Top Tips for Search Engine Marketing in Germany, Part 1
These five tips, and a lot of patience, will help your SEM/SEO efforts in the difficult German market.
These five tips, and a lot of patience, will help your SEM/SEO efforts in the difficult German market.
My best piece of advice for search marketers considering the German market stems from one German proverb — “Kümmere dich nicht um ungelegte Eier: Don’t cross your bridges before you come to them.”
Much like in the difficult market of Japan, you’re going to need a lot of patience to get Germany to really work. Hopefully, these tips will gradually get you at least in front of a bridge to cross.
For the purpose of this article, we’ll look at a good German site that sells coffee beans to consumers.
Tip 1: Focus on the Long Tail
German is quite a descriptive language. When it comes to German keyword research, you’ll find your best results by emphasizing longer tail keywords rather than shorter tails. This is mainly because of how vocabulary rich the Germanic language is, as well as how culturally they are set up to research situations.
Tip 2: Think Quality
As with any product in Germany, quality is the most important trait. Above all, Germans will seek out quality over price.
When developing your site, focusing on price can actually hinder your ability to convince your audience that there’s a level of quality around your product or service. A lower price in many cases causes questions about quality levels.
Provide high quality imagery and quality rich descriptions as much as possible. Other items that show quality, such as quality ratings or awards, also help build this level of necessary credibility.
Tip 3: Content Rich and Descriptive
Many English sites utilize the “less is more” theory. Sites in North America might have a clean page, a captivating headline, and a few bullets as a descriptor, and it may do reasonably well.
However, the opposite is true in Germany. Clean looks are fine, but offering as much information and being as highly descriptive as possible will not only gain a benefit in usability, it will benefit in search optimization as well.
Tip 4: Be German
I’ve never met a German who wasn’t proud of who they are, where they come from, and what they have accomplished.

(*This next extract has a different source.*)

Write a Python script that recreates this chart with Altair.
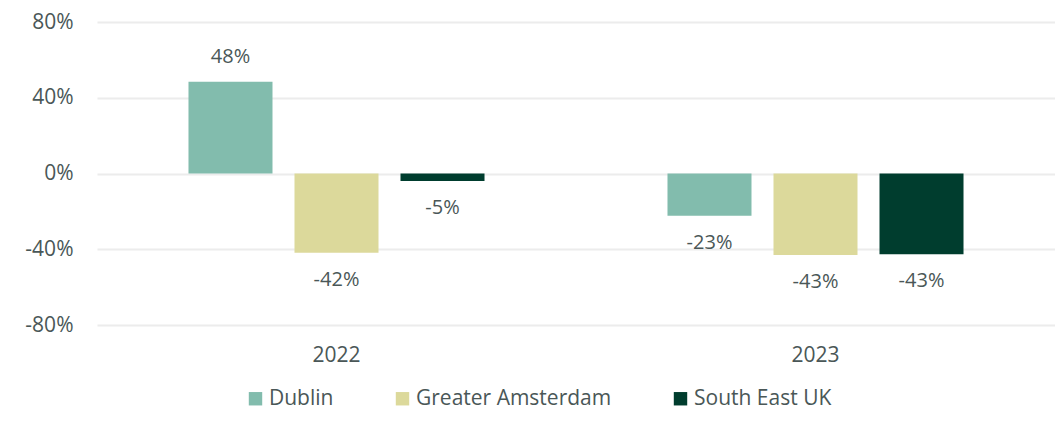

Like the Japanese, to win them over, you need to establish trust. The only way to really establish trust with a German is to be German (or as close to being German as possible).
Start by setting up German hosting and having a German top-level domain (TLD). It’s also important to show clarity of your location and provide as many methods of contact possible in terms of phone numbers and e-mail addresses.
Tip 5: Search has a Long Way to Go
The art of good, white hat search engine optimization (SEO) has been adopted a little slower in Germany in comparison to other countries. So on the positive side, your ability to execute campaigns by following the rules will get you long-term benefits.
On the negative side, because a lot of black hat SEO practices are deployed over there, you may find your competitors getting pretty ruthless. The mentality is that search optimization is more manipulation than it is an art or a science. Stick to your guns, compete with them on quality and content, have a little patience, and eventually you’ll find that it’s one of the best markets in Europe.